The worst part, though, is that if I’m going to live, it means that stretching out before me there is still a FUTURE. I actually have to plan a life. And then live it. This kind of pisses me off. Nobody warned me.
The future is quite an ominous thing, no matter where we sit on our undefined and precarious time-line.
And if I’m going to have one, start all over again, I’m not sure quite how to approach it.
When I was young the future was a wide vista of endless possibilities. All the things I could do, all the things that might happen to me. It was all very exciting, and I was entitled to all of that excitement. I wasn’t much of a worrier back then, and I assumed it would all be grand adventures that would someday be assembled into a fascinating book that would be read and treasured by generations to come.
The one thing the future never was, though, was finite. “The end” didn’t figure much into my imaginative autobiographical musings. School-marriage-children-death was what happened to OTHER people. I was going to be different, because my path was most assuredly eternal. And yet there it sits now. Once I hit marriage and children, I realized I had no choice. I had accidentally slipped into mortalty. Maybe “the end” lives far into the future at the end of long stay at some stinky old-home facility (where I’ll be lucky to have the drool wiped regularly from my chin). Maybe it is hiding immediately around the corner behind the wheel of a careening truck in the hands of a drunk driver. It changes nothing: “the end” is as inevitable as… well… those proverbial taxes and their hooded partner.
This new planning is so different from those endless dreams of childhood. Knowing that there is some mysterious drop-off point or a giant wall obstructing my hitherto presumed immortality lends a certain frantic urgency to the future, and a sense of wasteful idleness to the present.

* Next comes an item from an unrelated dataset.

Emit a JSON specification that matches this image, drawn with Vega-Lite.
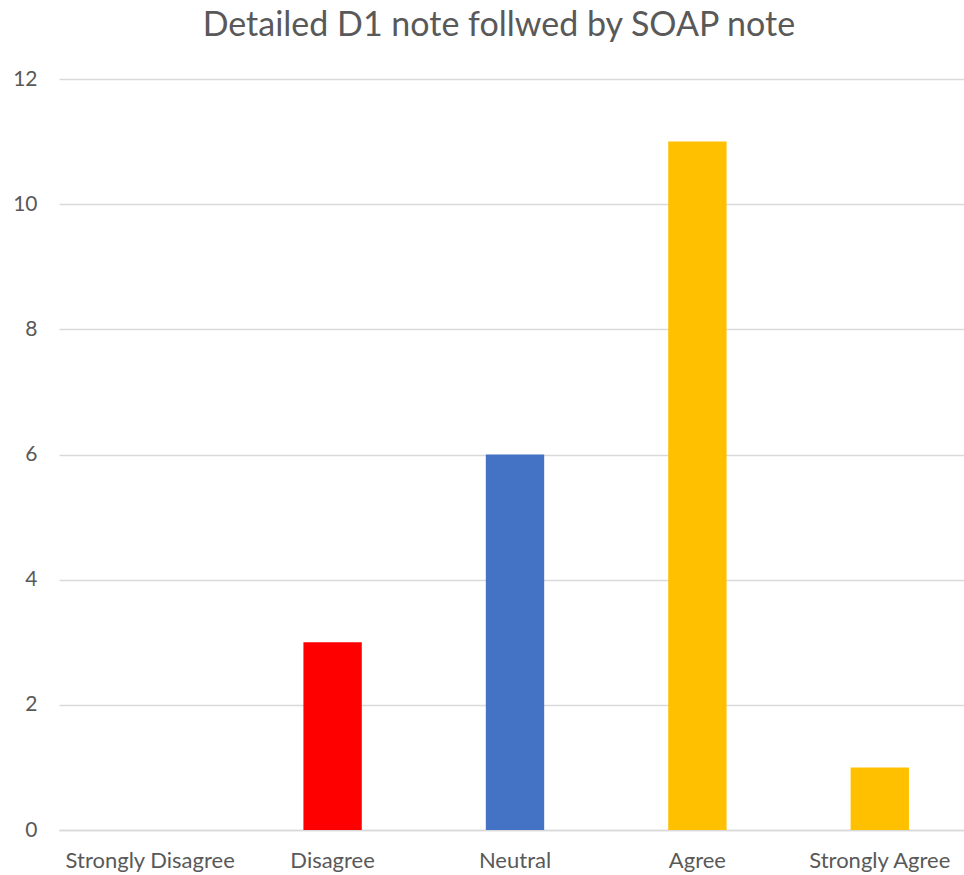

Hurry, hurry! urges the universe. There is a deadline, in the most literal sense. Without infinite possibilities, suddenly choices matter. I’ve never lived too long in one place and I always imagined I’d be able to eventually live everywhere. I may have been overly optimistic, there. There are only so many places I might fit into this tighter schedule. All the women I thought I could be in my life are fading. There are only so many faces left to wear. Panic sets in.
The possibilities still FEEL endless, because that’s what possibilities always were. This contradictory reality has me frozen, unable to choose. I never feared choosing wrongly before, because there were always takesy-backsies and do-overs. Now every step I take seems to etch itself in stone, permanent and irreversible. They take me on a specific path. My power of selection is being snatched from my decreasingly flexible fingers.
This depresses the hell out of me. Whither my internal Auntie Mame, living an endless madcap adventure? Life may be a banquet, but apparently I’m on a strict diet.
Its all very ludicrous, of course. Anyone in their 60s can tell me that the time I have left “post motherhood” will seem like lifetimes upon lifetimes compared to the time I’ve spent fulfilling the obligatory roles of youth, and I’m sure anyone in their 80s will scoff at the professed wisdom of those 60-year-old zygotes.
Maybe I should just forget all this self-indulgent existential nonsense and run away and join a circus. When I grow up I want to be a lion tamer. Or maybe a ballerina. Or a detective, like Nancy Drew…
Keep writing – I hope there are many who find this blog – good stuff!! Impelling and deliciously witty!